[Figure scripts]
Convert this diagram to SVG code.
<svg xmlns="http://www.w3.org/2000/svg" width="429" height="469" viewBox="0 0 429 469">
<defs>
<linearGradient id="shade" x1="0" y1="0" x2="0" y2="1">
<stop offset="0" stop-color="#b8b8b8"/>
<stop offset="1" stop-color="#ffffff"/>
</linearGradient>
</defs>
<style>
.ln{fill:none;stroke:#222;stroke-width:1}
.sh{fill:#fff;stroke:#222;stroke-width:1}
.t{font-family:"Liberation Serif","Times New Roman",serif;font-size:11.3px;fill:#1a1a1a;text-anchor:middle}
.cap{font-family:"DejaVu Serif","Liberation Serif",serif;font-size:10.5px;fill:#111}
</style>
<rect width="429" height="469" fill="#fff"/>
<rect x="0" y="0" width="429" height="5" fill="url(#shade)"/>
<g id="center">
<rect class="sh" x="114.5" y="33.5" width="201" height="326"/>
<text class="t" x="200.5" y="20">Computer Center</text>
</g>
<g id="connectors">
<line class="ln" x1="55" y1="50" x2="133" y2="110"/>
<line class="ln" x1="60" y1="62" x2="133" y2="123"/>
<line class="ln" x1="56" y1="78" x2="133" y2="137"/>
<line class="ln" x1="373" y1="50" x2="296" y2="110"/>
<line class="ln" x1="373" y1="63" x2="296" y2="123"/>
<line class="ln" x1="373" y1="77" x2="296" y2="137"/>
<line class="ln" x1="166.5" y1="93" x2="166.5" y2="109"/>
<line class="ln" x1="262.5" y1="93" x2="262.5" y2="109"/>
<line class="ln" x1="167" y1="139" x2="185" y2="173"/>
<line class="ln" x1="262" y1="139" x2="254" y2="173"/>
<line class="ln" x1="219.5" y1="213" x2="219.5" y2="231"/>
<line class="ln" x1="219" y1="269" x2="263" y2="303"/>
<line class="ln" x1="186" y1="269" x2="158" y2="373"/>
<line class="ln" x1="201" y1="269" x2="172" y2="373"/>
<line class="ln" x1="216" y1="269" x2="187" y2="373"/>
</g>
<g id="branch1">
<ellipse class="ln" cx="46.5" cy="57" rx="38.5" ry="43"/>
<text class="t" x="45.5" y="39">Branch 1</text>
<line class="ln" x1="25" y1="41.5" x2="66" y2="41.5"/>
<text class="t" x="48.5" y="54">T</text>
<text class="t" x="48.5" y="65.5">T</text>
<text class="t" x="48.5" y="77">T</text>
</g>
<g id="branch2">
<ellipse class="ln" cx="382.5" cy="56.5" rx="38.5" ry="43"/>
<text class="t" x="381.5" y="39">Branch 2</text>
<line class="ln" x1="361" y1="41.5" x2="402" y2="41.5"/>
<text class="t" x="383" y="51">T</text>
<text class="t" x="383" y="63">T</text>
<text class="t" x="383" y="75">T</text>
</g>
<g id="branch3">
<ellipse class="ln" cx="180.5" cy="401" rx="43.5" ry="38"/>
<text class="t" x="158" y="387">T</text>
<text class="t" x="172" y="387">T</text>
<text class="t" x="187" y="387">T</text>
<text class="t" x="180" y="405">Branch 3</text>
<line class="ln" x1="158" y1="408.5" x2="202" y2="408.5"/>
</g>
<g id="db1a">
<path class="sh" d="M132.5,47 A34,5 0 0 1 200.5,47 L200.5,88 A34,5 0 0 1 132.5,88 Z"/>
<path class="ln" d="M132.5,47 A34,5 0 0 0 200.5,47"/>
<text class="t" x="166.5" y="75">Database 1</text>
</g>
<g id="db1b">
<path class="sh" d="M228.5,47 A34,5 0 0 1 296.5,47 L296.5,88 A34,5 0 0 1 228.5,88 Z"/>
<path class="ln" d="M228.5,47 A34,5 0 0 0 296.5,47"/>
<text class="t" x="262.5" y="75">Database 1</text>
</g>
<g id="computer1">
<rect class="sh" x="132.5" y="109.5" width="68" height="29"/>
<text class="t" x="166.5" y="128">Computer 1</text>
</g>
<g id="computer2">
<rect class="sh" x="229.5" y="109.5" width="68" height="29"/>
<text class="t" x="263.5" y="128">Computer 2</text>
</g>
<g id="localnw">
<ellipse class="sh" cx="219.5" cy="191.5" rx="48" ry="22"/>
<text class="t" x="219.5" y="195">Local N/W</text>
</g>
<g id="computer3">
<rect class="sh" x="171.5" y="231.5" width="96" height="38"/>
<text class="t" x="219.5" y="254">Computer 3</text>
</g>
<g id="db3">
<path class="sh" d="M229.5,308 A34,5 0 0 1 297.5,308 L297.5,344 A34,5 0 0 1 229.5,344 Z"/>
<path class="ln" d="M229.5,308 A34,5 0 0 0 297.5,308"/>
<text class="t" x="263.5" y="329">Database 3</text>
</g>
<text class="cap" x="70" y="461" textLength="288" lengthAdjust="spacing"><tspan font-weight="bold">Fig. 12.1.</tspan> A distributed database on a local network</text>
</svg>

* * *

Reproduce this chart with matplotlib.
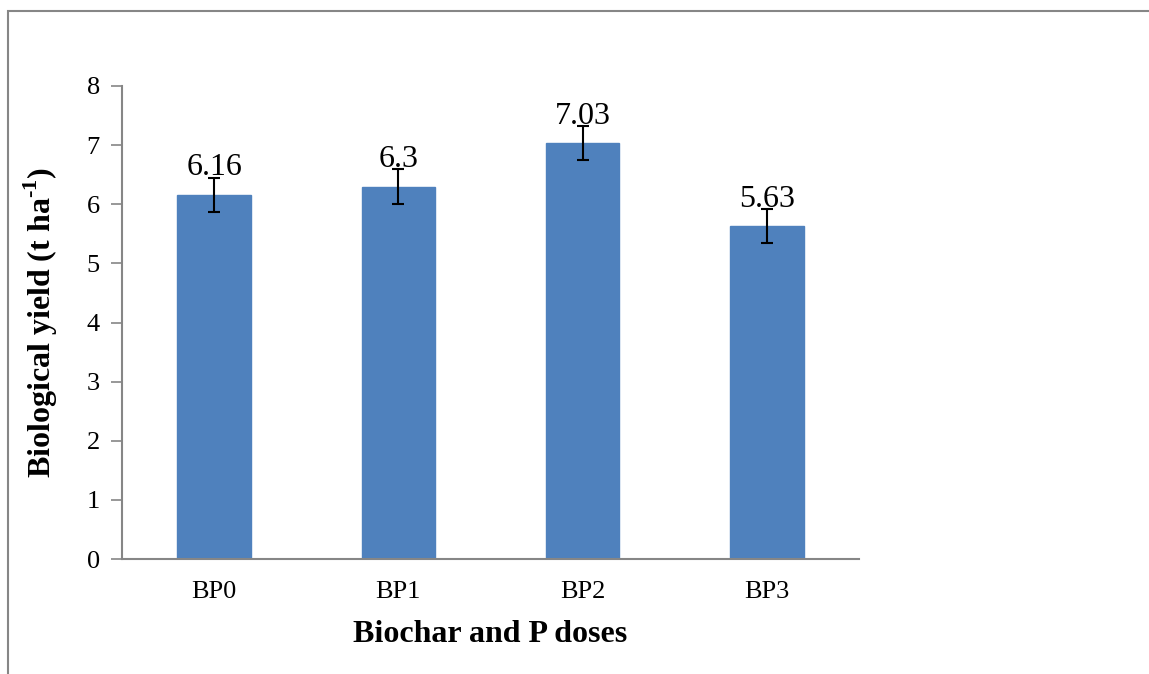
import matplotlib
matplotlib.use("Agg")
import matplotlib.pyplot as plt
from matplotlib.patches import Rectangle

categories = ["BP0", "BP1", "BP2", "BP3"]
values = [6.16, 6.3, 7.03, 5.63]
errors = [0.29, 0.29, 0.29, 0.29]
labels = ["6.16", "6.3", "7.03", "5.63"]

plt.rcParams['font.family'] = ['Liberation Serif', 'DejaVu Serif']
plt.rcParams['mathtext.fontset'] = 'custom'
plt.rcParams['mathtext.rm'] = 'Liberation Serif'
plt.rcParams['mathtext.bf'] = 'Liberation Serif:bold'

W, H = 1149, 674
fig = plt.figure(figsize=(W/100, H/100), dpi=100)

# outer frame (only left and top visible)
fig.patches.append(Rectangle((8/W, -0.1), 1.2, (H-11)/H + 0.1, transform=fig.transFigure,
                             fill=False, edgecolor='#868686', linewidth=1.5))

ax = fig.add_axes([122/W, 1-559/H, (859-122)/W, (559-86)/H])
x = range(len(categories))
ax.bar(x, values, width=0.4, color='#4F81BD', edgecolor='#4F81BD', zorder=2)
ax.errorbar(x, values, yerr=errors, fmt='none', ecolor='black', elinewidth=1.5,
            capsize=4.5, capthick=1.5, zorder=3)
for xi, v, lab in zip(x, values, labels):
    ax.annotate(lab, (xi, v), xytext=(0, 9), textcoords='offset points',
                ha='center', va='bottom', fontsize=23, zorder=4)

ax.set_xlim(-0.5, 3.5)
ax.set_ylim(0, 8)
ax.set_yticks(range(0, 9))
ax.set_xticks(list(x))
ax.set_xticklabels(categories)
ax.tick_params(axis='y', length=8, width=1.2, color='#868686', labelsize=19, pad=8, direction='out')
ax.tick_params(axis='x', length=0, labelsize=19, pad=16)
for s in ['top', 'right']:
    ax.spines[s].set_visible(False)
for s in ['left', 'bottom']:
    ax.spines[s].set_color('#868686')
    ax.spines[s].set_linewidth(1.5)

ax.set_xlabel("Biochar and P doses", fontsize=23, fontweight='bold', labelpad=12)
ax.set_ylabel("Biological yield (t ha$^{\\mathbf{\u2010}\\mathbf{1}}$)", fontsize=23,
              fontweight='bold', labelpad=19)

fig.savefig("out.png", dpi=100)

* * *

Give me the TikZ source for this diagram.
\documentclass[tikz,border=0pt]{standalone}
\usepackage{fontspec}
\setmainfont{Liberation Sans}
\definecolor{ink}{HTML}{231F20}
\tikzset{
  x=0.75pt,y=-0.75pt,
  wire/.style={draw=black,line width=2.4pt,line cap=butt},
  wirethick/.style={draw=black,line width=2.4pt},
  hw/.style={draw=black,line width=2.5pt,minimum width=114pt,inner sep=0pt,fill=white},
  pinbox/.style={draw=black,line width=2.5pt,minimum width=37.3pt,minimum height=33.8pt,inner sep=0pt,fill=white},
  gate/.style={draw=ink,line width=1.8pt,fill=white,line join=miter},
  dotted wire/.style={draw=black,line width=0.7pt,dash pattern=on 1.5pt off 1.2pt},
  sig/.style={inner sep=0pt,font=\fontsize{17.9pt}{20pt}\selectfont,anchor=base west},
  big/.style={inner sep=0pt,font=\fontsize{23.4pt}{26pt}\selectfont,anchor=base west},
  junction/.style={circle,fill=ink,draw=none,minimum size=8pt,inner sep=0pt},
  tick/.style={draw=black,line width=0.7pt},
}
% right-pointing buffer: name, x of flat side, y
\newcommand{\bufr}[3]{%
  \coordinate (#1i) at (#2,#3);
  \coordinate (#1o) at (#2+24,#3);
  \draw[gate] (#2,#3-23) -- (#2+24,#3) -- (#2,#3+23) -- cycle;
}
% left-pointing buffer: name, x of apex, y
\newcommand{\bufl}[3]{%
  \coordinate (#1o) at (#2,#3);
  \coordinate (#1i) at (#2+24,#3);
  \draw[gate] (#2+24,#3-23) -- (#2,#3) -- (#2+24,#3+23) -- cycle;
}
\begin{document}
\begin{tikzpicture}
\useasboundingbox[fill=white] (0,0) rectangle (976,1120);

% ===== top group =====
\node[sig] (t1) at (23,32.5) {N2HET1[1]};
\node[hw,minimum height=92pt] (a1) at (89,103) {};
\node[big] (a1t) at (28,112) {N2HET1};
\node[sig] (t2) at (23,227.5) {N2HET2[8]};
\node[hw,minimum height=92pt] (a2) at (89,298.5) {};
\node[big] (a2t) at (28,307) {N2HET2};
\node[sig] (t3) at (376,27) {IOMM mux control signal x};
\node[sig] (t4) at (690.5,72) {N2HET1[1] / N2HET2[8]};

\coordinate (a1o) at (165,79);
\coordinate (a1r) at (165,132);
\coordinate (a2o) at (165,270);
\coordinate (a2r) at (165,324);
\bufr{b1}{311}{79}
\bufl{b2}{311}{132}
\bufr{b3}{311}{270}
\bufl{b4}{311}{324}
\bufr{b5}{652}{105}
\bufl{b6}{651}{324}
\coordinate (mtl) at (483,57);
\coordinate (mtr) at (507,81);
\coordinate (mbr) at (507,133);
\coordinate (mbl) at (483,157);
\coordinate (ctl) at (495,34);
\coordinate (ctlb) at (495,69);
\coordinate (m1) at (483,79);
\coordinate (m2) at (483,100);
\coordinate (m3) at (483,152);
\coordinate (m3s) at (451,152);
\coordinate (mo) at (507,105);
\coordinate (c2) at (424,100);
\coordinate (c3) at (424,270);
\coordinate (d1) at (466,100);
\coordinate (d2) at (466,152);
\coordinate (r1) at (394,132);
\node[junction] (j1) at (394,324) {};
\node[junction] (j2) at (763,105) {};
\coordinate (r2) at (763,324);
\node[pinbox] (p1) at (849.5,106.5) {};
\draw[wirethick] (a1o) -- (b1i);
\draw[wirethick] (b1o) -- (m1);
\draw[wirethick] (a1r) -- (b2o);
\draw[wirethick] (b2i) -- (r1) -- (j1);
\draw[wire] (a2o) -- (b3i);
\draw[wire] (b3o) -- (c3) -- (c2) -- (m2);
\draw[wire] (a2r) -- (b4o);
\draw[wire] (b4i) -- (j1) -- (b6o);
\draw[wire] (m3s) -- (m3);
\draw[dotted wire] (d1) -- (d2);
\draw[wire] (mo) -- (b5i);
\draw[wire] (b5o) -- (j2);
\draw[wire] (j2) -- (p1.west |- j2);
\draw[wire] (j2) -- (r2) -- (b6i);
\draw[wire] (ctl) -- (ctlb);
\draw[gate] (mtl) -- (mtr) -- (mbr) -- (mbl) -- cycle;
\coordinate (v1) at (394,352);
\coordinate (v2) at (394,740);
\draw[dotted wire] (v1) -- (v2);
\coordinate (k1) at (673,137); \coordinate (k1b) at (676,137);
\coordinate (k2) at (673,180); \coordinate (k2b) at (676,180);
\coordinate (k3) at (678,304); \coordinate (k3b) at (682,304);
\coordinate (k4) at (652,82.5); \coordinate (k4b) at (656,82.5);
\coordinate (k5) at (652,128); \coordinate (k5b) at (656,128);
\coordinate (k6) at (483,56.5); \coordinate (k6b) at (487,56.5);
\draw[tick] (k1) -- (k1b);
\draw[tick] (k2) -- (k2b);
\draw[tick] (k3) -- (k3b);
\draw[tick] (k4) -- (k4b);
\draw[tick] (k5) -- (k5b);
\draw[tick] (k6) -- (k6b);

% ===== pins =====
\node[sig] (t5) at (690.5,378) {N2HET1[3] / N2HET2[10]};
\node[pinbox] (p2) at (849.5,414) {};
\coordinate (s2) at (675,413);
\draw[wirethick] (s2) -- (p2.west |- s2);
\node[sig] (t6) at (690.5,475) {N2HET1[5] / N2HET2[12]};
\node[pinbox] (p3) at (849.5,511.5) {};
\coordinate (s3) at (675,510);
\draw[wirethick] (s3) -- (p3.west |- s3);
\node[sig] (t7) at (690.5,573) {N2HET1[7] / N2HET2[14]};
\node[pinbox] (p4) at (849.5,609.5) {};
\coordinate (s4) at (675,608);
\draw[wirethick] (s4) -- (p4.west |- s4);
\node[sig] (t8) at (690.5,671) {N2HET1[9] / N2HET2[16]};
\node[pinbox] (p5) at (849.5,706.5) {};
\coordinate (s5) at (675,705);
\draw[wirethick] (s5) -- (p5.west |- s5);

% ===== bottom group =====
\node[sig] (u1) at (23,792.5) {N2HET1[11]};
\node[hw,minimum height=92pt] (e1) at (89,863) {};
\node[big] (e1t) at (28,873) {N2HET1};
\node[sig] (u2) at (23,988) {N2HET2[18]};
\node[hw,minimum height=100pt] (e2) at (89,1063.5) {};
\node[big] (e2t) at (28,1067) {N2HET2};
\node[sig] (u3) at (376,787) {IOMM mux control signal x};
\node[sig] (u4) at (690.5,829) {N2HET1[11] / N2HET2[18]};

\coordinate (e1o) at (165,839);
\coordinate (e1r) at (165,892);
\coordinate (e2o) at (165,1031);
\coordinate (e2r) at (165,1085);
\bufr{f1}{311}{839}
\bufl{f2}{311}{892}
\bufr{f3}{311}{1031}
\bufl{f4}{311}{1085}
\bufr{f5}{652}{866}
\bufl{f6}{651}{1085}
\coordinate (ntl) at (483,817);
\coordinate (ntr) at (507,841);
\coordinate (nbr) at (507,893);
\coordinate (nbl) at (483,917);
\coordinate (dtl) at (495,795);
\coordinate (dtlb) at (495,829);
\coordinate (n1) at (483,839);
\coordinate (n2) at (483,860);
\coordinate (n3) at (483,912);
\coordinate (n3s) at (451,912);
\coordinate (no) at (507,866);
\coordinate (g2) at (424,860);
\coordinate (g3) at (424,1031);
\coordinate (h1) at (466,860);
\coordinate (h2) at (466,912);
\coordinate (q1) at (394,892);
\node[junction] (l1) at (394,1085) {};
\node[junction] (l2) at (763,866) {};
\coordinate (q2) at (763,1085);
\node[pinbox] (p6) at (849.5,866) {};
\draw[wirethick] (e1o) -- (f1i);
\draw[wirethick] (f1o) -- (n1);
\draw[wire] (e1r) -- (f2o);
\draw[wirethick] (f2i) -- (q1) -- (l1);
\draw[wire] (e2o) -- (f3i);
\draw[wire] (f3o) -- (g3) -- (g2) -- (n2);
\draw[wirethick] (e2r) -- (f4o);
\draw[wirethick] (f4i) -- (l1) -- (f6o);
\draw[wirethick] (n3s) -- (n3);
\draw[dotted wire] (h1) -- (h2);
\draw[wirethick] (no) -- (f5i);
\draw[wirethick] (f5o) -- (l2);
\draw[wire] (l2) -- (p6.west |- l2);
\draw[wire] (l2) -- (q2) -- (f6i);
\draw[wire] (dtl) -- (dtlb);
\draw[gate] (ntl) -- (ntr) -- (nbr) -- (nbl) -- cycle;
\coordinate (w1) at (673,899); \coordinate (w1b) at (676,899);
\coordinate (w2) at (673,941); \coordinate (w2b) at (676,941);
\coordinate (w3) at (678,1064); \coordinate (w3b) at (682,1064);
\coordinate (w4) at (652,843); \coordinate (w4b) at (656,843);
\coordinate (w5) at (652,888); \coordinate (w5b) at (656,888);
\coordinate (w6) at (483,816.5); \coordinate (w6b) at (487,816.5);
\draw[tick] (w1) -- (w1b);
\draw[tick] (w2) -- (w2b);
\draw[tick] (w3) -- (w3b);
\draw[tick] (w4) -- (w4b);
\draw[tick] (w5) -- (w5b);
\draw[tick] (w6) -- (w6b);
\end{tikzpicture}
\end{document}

* [DIRECTIONS FOR THIS TASK]
Repeat, with no pictures, exactly the lines from the one containing "Reproduce this chart with matplotlib." through the one containing "ax.spines[s].set_linewidth(1.5)", the first and last included.

* [EXERCISE SOLUTION]
Reproduce this chart with matplotlib.
import matplotlib
matplotlib.use("Agg")
import matplotlib.pyplot as plt
from matplotlib.patches import Rectangle

categories = ["BP0", "BP1", "BP2", "BP3"]
values = [6.16, 6.3, 7.03, 5.63]
errors = [0.29, 0.29, 0.29, 0.29]
labels = ["6.16", "6.3", "7.03", "5.63"]

plt.rcParams['font.family'] = ['Liberation Serif', 'DejaVu Serif']
plt.rcParams['mathtext.fontset'] = 'custom'
plt.rcParams['mathtext.rm'] = 'Liberation Serif'
plt.rcParams['mathtext.bf'] = 'Liberation Serif:bold'

W, H = 1149, 674
fig = plt.figure(figsize=(W/100, H/100), dpi=100)

# outer frame (only left and top visible)
fig.patches.append(Rectangle((8/W, -0.1), 1.2, (H-11)/H + 0.1, transform=fig.transFigure,
                             fill=False, edgecolor='#868686', linewidth=1.5))

ax = fig.add_axes([122/W, 1-559/H, (859-122)/W, (559-86)/H])
x = range(len(categories))
ax.bar(x, values, width=0.4, color='#4F81BD', edgecolor='#4F81BD', zorder=2)
ax.errorbar(x, values, yerr=errors, fmt='none', ecolor='black', elinewidth=1.5,
            capsize=4.5, capthick=1.5, zorder=3)
for xi, v, lab in zip(x, values, labels):
    ax.annotate(lab, (xi, v), xytext=(0, 9), textcoords='offset points',
                ha='center', va='bottom', fontsize=23, zorder=4)

ax.set_xlim(-0.5, 3.5)
ax.set_ylim(0, 8)
ax.set_yticks(range(0, 9))
ax.set_xticks(list(x))
ax.set_xticklabels(categories)
ax.tick_params(axis='y', length=8, width=1.2, color='#868686', labelsize=19, pad=8, direction='out')
ax.tick_params(axis='x', length=0, labelsize=19, pad=16)
for s in ['top', 'right']:
    ax.spines[s].set_visible(False)
for s in ['left', 'bottom']:
    ax.spines[s].set_color('#868686')
    ax.spines[s].set_linewidth(1.5)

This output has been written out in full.